Stage 5: The Target Sprint

And here you are: power-walking through Target's automatic doors at 9:13 PM, wearing whatever random combination of clothes you grabbed in defeat, on a mission to solve your wardrobe crisis with one perfect impulse purchase.

The fluorescent lights feel judgmental. The other shoppers—buying toilet paper and dog food like normal humans—eye you suspiciously as you beeline for the women's section with the intensity of someone hunting for the Holy Grail.

You find a cardigan. It's fine. It's $24.99 and comes in three colors you don't need but will probably buy anyway because what if you need a burgundy cardigan for a very specific future occasion that may never arise?

Stage 6: The Aftermath

You arrive at dinner 45 minutes late, wearing your new cardigan over the same black top you've worn to the last four social gatherings. Your friend compliments the cardigan. You smile and say thanks, conveniently omitting the psychological journey that led to its acquisition.

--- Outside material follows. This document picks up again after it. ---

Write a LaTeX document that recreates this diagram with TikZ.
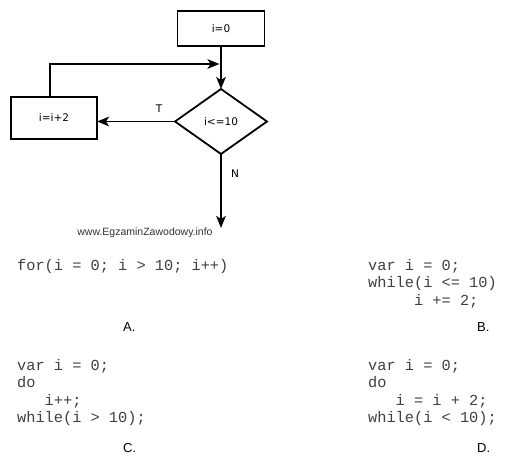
\documentclass[tikz,border=0pt]{standalone}
\usepackage{fontspec}
\setmainfont{Liberation Sans}
\newfontfamily\flowfont{DejaVu Sans}
\newfontfamily\codefont{Liberation Mono}
\usetikzlibrary{shapes.geometric,arrows.meta}
\begin{document}
\begin{tikzpicture}[x=1pt,y=-1pt,
  box/.style={draw,line width=1.8pt,inner sep=0pt,outer sep=0pt,font=\flowfont\fontsize{10.5}{12}\selectfont},
  dec/.style={draw,diamond,line width=1.8pt,inner sep=0pt,outer sep=0pt,minimum width=92pt,minimum height=65pt,aspect=1.415,font=\flowfont\fontsize{10.5}{12}\selectfont},
  arr/.style={line width=1.8pt,-{Stealth[length=12pt,width=9.5pt,inset=3pt]}},
  flab/.style={inner sep=0pt,font=\flowfont\fontsize{10.5}{12}\selectfont},
  code/.style={anchor=base west,inner sep=0pt,font=\codefont\fontsize{15.3}{17}\selectfont,text=black!75},
  lab/.style={anchor=base west,inner sep=0pt,font=\fontsize{13}{15}\selectfont},
  ]
\useasboundingbox (0,0) rectangle (525,471);
\fill[white] (0,0) rectangle (525,471);
% flowchart
\node[box,minimum width=87pt,minimum height=35pt] (init) at (221,28.5) {i=0};
\node[dec] (dec) at (221,121.5) {i<=10};
\node[box,minimum width=86pt,minimum height=42pt] (upd) at (54,118) {i=i+2};
\coordinate (fb) at (50,97);
\coordinate (join) at (219.5,64);
\coordinate (exit) at (221,228);
\draw[arr] (init.south) -- (dec.north);
\draw[arr] (dec.west) -- (dec.west -| upd.east);
\draw[arr] (fb) |- (join);
\draw[arr] (dec.south) -- (exit);
\node[flab] (tl) at (159,109) {T};
\node[flab] (nl) at (235,174) {N};
\node[inner sep=0pt,font=\fontsize{10.5}{12}\selectfont,text=black!80] (wm) at (145,233) {www.EgzaminZawodowy.info};
% answers
\node[code] (a1) at (17,270) {for(i = 0; i > 10; i++)};
\node[lab] (la) at (123,331) {A.};
\node[code] (b1) at (368,270) {var i = 0;};
\node[code] (b2) at (368,287.5) {while(i <= 10)};
\node[code] (b3) at (368,305) {\hphantom{xxxxx}i += 2;};
\node[lab] (lb) at (477,331) {B.};
\node[code] (c1) at (17,370) {var i = 0;};
\node[code] (c2) at (17,387.5) {do};
\node[code] (c3) at (17,405) {\hphantom{xxx}i++;};
\node[code] (c4) at (17,422.5) {while(i > 10);};
\node[lab] (lc) at (123,452) {C.};
\node[code] (d1) at (368,370) {var i = 0;};
\node[code] (d2) at (368,387.5) {do};
\node[code] (d3) at (368,405) {\hphantom{xxx}i = i + 2;};
\node[code] (d4) at (368,422.5) {while(i < 10);};
\node[lab] (ld) at (477,452) {D.};
\end{tikzpicture}
\end{document}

The cardigan will live in your closet for approximately six months before joining the pile of "clothes I bought in desperation that I never actually wear." And the next time you have somewhere important to go, you'll stand in front of your now even fuller closet and think, "I literally have nothing to wear."

Because that's the beautiful, ridiculous truth about the 'I Have Nothing to Wear' spiral: it's not actually about clothes. It's about the impossible American dream of having an outfit for every mood, every occasion, and every version of yourself you might want to be on any given Tuesday.

So the next time you find yourself at Target at closing time, cardigan in hand, just remember: you're not alone. You're part of a grand tradition of people who have confused having options with having the right options. And honestly? That cardigan probably does look pretty good on you.